Reputation: 10201
I'm receiving an error in Azure SQL DW trying to do an UPDATE FROM query. The error is "FROM clause in UPDATE and DELETE statements cannot contain subquery sources or joins"
Is this just specific to SQL DW? I don't see anything wrong with this query otherwise. If it is a limitation of SQL DW, what's the alternative?
-- Permanent fact table with 5 billion rows
CREATE TABLE FactTable (Id1 INT, Id2 INT, EmailAddress NVARCHAR(100), Value1 INT)
WITH (DISTRIBUTION = HASH(EmailAddress));
-- Staging fact table with 10 million rows
CREATE TABLE StageTable (Id1 INT, Id2 INT, EmailAddress NVARCHAR(100), Value1 INT)

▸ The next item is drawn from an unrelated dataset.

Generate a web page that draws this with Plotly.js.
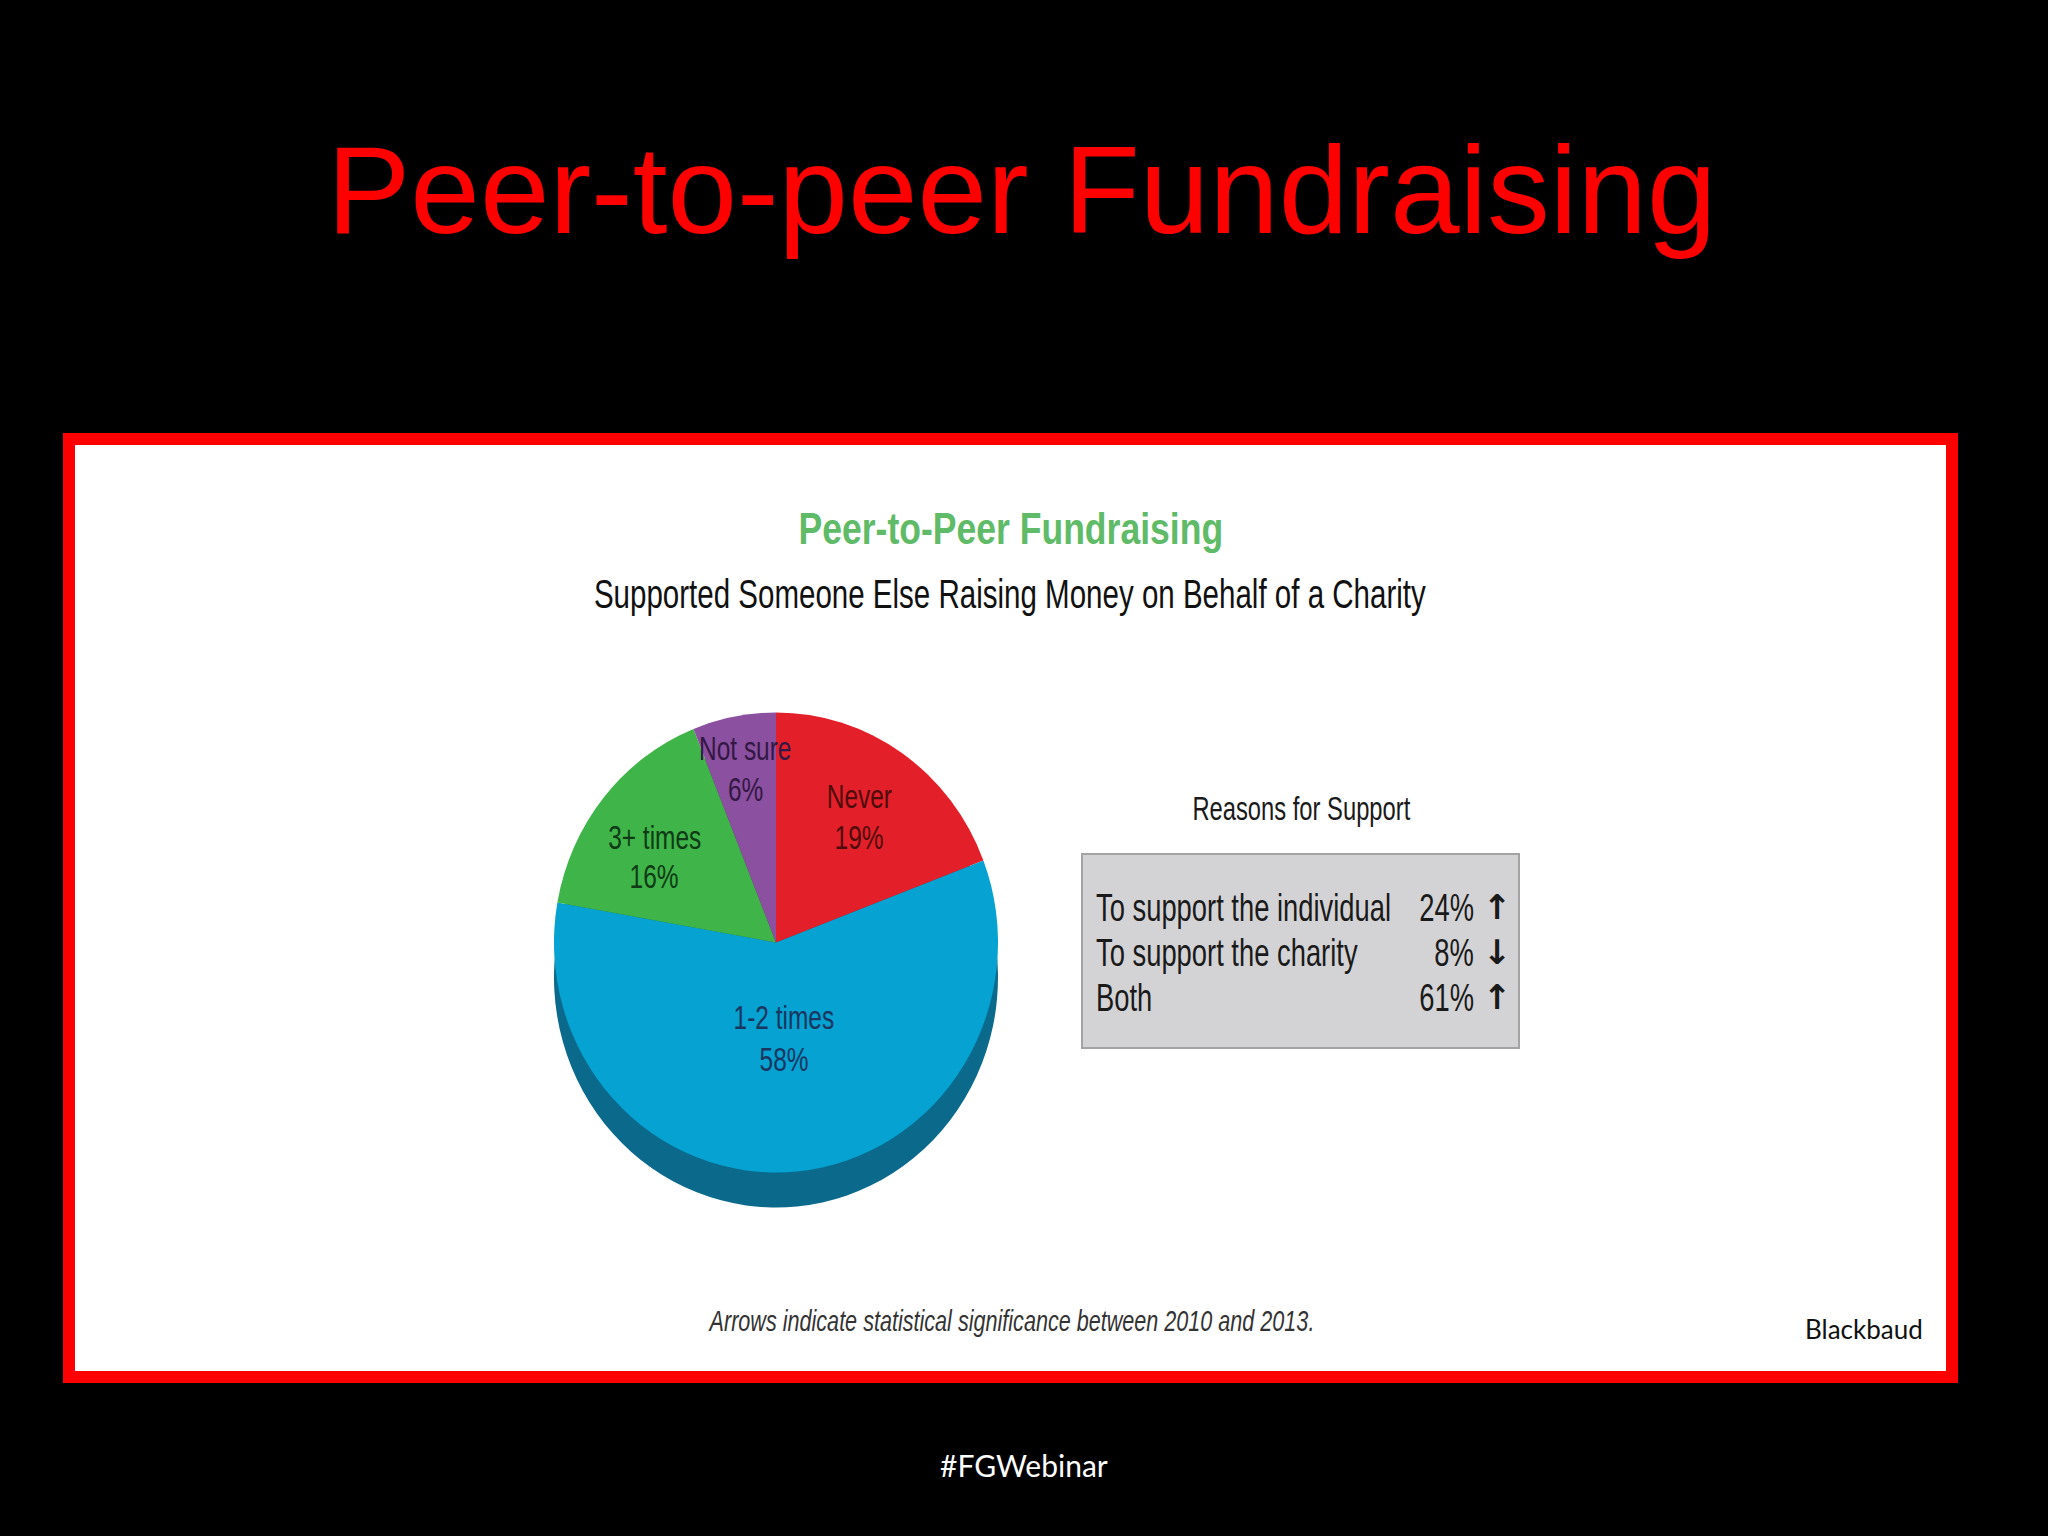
<!DOCTYPE html>
<html>
<head>
<meta charset="utf-8">
<script src="https://cdn.plot.ly/plotly-3.0.1.min.js"></script>
<style>
html,body{margin:0;padding:0;background:#000;}
#chart{width:2048px;height:1536px;}
</style>
</head>
<body>
<div id="chart"></div>
<script>
// ---- data ----
var sliceLabels = ["Never", "1-2 times", "3+ times", "Not sure"];
var sliceValues = [19, 58, 16, 6];
var reasons = ["To support the individual", "To support the charity", "Both"];
var reasonValues = [24, 8, 61];
var reasonTrend = ["up", "down", "up"];

var slideTitle = "Peer-to-peer Fundraising";
var chartTitle = "Peer-to-Peer Fundraising";
var chartSubtitle = "Supported Someone Else Raising Money on Behalf of a Charity";
var tableTitle = "Reasons for Support";
var footnote = "Arrows indicate statistical significance between 2010 and 2013.";
var sourceText = "Blackbaud";
var hashtag = "#FGWebinar";

// ---- styles ----
var W = 2048, H = 1536;
function px(x){ return x / W; }
function py(y){ return 1 - y / H; }

var sliceColors = ["#e3202a", "#05a2d2", "#3fb549", "#8b509f"];
var sideColors  = ["#8c141a", "#0b6a8c", "#25752d", "#573266"];
var labelColors = ["#4e0c0c", "#1a365e", "#0f3a15", "#331845"];
// [centre x, first line y, second line y]
var labelPos = [[859, 796, 837], [784, 1017, 1059], [654, 837, 876], [745, 748, 789]];

var SANS = "Liberation Sans, Arial, Helvetica, sans-serif";
var COND = 0.72, COND_BOLD = 0.79;

var cx = 776, cy = 942.5, R = 222, RY = 230, depth = 35;
var stretch = RY / R;

var pieTop = {
  type: "pie", labels: sliceLabels, values: sliceValues, sort: false,
  direction: "clockwise", rotation: 0,
  marker: {colors: sliceColors, line: {width: 0}},
  textinfo: "none", hoverinfo: "label+percent", showlegend: false,
  domain: {x: [px(cx - R), px(cx + R)], y: [py(cy + R), py(cy - R)]}
};
var pieSide = {
  type: "pie", labels: sliceLabels, values: sliceValues, sort: false,
  direction: "clockwise", rotation: 0,
  marker: {colors: sideColors, line: {width: 0}},
  textinfo: "none", hoverinfo: "skip", showlegend: false,
  domain: {x: [px(cx - R), px(cx + R)], y: [py(cy + depth + R), py(cy + depth - R)]}
};

var annotations = [];
var condense = [];
function ann(x, y, text, font, opts, squeeze){
  var a = {xref: "paper", yref: "paper", x: px(x), y: py(y), text: text,
           showarrow: false, font: font, xanchor: "center", yanchor: "middle"};
  if (opts) for (var k in opts) a[k] = opts[k];
  annotations.push(a);
  condense.push(squeeze ? {s: squeeze, anchor: a.xanchor} : null);
}

ann(1022, 190, slideTitle, {family: SANS, size: 125, color: "#ff0000"});
ann(1011, 528, chartTitle, {family: SANS, size: 45, weight: 700, color: "#5fbb67"}, null, COND_BOLD);
ann(1010, 594, chartSubtitle, {family: SANS, size: 41, color: "#111111"}, null, COND);

for (var i = 0; i < sliceLabels.length; i++) {
  ann(labelPos[i][0], labelPos[i][1], sliceLabels[i], {family: SANS, size: 34, color: labelColors[i]}, null, COND);
  ann(labelPos[i][0], labelPos[i][2], sliceValues[i] + "%", {family: SANS, size: 34, color: labelColors[i]}, null, COND);
}

ann(1301, 808, tableTitle, {family: SANS, size: 33, color: "#1a1a1a"}, null, COND);
var rowY = [908, 953, 998];
for (var j = 0; j < reasons.length; j++) {
  ann(1094, rowY[j], reasons[j], {family: SANS, size: 38, color: "#1a1a1a"}, {xanchor: "left"}, COND);
  ann(1476, rowY[j], reasonValues[j] + "%", {family: SANS, size: 38, color: "#1a1a1a"}, {xanchor: "right"}, COND);
  ann(1497, rowY[j] - 1, reasonTrend[j] === "up" ? "↑" : "↓",
      {family: "DejaVu Sans, sans-serif", size: 34, weight: 700, color: "#1a1a1a"});
}

ann(1011, 1320, footnote, {family: SANS, size: 30, style: "italic", color: "#333333"}, null, COND);
ann(1864, 1329, sourceText, {family: "Lato, Open Sans, sans-serif", size: 26, color: "#111111"});
ann(1024, 1465, hashtag, {family: "Lato, Open Sans, sans-serif", size: 30, color: "#ffffff"});

var shapes = [
  {type: "rect", xref: "paper", yref: "paper", layer: "below",
   x0: px(69), x1: px(1952), y0: py(439), y1: py(1377),
   fillcolor: "#ffffff", line: {color: "#ff0000", width: 12}},
  {type: "rect", xref: "paper", yref: "paper", layer: "below",
   x0: px(1082), x1: px(1519), y0: py(854), y1: py(1048),
   fillcolor: "#d3d3d5", line: {color: "#a3a3a3", width: 2}}
];

var layout = {
  width: W, height: H, autosize: false,
  margin: {l: 0, r: 0, t: 0, b: 0, pad: 0},
  paper_bgcolor: "#000000", plot_bgcolor: "#000000",
  showlegend: false,
  annotations: annotations, shapes: shapes
};

Plotly.newPlot("chart", [pieSide, pieTop], layout, {displayModeBar: false, staticPlot: true}).then(function(gd){
  // condensed type (the source uses a condensed grotesque)
  condense.forEach(function(c, idx){
    if (!c) return;
    var t = gd.querySelector('.annotation[data-index="' + idx + '"] text.annotation-text');
    if (!t) return;
    var b = t.getBBox();
    var ox = c.anchor === "left" ? b.x : (c.anchor === "right" ? b.x + b.width : b.x + b.width / 2);
    t.setAttribute("transform", "translate(" + ox + ",0) scale(" + c.s + ",1) translate(" + (-ox) + ",0)");
  });
  // the source pie is drawn slightly taller than wide
  var traces = gd.querySelectorAll(".pielayer .trace");
  var centres = [cy + depth, cy];
  traces.forEach(function(g, k){
    var c = centres[k];
    g.setAttribute("transform", "translate(0," + c + ") scale(1," + stretch + ") translate(0," + (-c) + ")");
  });
});
</script>
</body>
</html>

WITH (DISTRIBUTION = HASH(EmailAddress), HEAP);
-- Add a secondary index that should help with joining to StageTable
CREATE NONCLUSTERED INDEX ix ON FactTable (Id1, Id2);
UPDATE fact
SET
Value1 = CASE WHEN stage.Value1 > fact.Value1 THEN stage.Value1 ELSE fact.Value1 END
FROM FactTable AS fact
INNER JOIN StageTable AS stage ON fact.Id1 = stage.Id1 AND fact.Id2 = stage.Id2
Upvotes: 5
Views: 13438
Reputation: 14399
As per the documentation Azure SQL Data Warehouse does support UPDATE
but does not support ANSI joins in the FROM
clause. You can use CTAS to work around. Simple two-table update:
UPDATE dbo.FactTable
SET
Value1 = CASE WHEN stage.Value1 > dbo.FactTable.Value1 THEN stage.Value1 ELSE dbo.FactTable.Value1 END
FROM dbo.StageTable AS stage
WHERE dbo.FactTable.Id1 = stage.Id1
AND dbo.FactTable.Id2 = stage.Id2;
More complex example with CTAS, copied wholesale from the main UPDATE documentation page:
-- Create an interim table
CREATE TABLE CTAS_acs
WITH (DISTRIBUTION = ROUND_ROBIN)
AS
SELECT ISNULL(CAST([EnglishProductCategoryName] AS NVARCHAR(50)),0) AS [EnglishProductCategoryName]
, ISNULL(CAST([CalendarYear] AS SMALLINT),0) AS [CalendarYear]
, ISNULL(CAST(SUM([SalesAmount]) AS MONEY),0) AS [TotalSalesAmount]
FROM [dbo].[FactInternetSales] AS s
JOIN [dbo].[DimDate] AS d ON s.[OrderDateKey] = d.[DateKey]
JOIN [dbo].[DimProduct] AS p ON s.[ProductKey] = p.[ProductKey]
JOIN [dbo].[DimProductSubCategory] AS u ON p.[ProductSubcategoryKey] = u.[ProductSubcategoryKey]
JOIN [dbo].[DimProductCategory] AS c ON u.[ProductCategoryKey] = c.[ProductCategoryKey]
WHERE [CalendarYear] = 2004
GROUP BY
[EnglishProductCategoryName]
, [CalendarYear]
;
-- Use an implicit join to perform the update
UPDATE AnnualCategorySales
SET AnnualCategorySales.TotalSalesAmount = CTAS_ACS.TotalSalesAmount
FROM CTAS_acs
WHERE CTAS_acs.[EnglishProductCategoryName] = AnnualCategorySales.[EnglishProductCategoryName]
AND CTAS_acs.[CalendarYear] = AnnualCategorySales.[CalendarYear]
;
--Drop the interim table
DROP TABLE CTAS_acs
;
Upvotes: 4
Reputation: 20804
Simplifying what you attempted would work. Just take away the joins and update one table from the other.
update FactTable
set this = that
from StageTable s where s.something = FactTable.something
Whether or not this is the best approach depends on your circumstances, but it will execute without throwing an error.
Upvotes: 1
Reputation: 3078
I find it a good practice with ASDW (and APS/PDW) to avoid bulk updates like the plague.
Here's a pure CTAS alternative that will be faster in cases where you're updating a significant percentage of rows.
It assumes that id1 is a relatively good distribution key, and that the number of staging rows is less than the fact rows, making a replication feasible. This strategy should eliminate data movement between nodes.
If you had a very large staging table, creating a surrogate column in each table that was a combination of id1 and id2, then distributing both tables by the hash of that column, would give even better performance.
create table FactTable (
id1 int,
id2 int,
value1 int)
with (distribution = hash(id1));
create table StageTable (
id1 int,
id2 int,
value1 int)
with (distribution = replicate);
create table UpdatedFact
with (distribution = hash(id1))
as
select f.id1,
f.id2,
case when s.id1 is not null and s.value1 > f.value1
then s.value1
else f.value1
end as value1
from FactTable f
left outer join StageTable s
on s.id1 = f.id1
and s.id2 = f.id2
truncate table FactTable;
alter table UpdatedFact switch to FactTable;
drop table UpdatedFact;
Upvotes: 1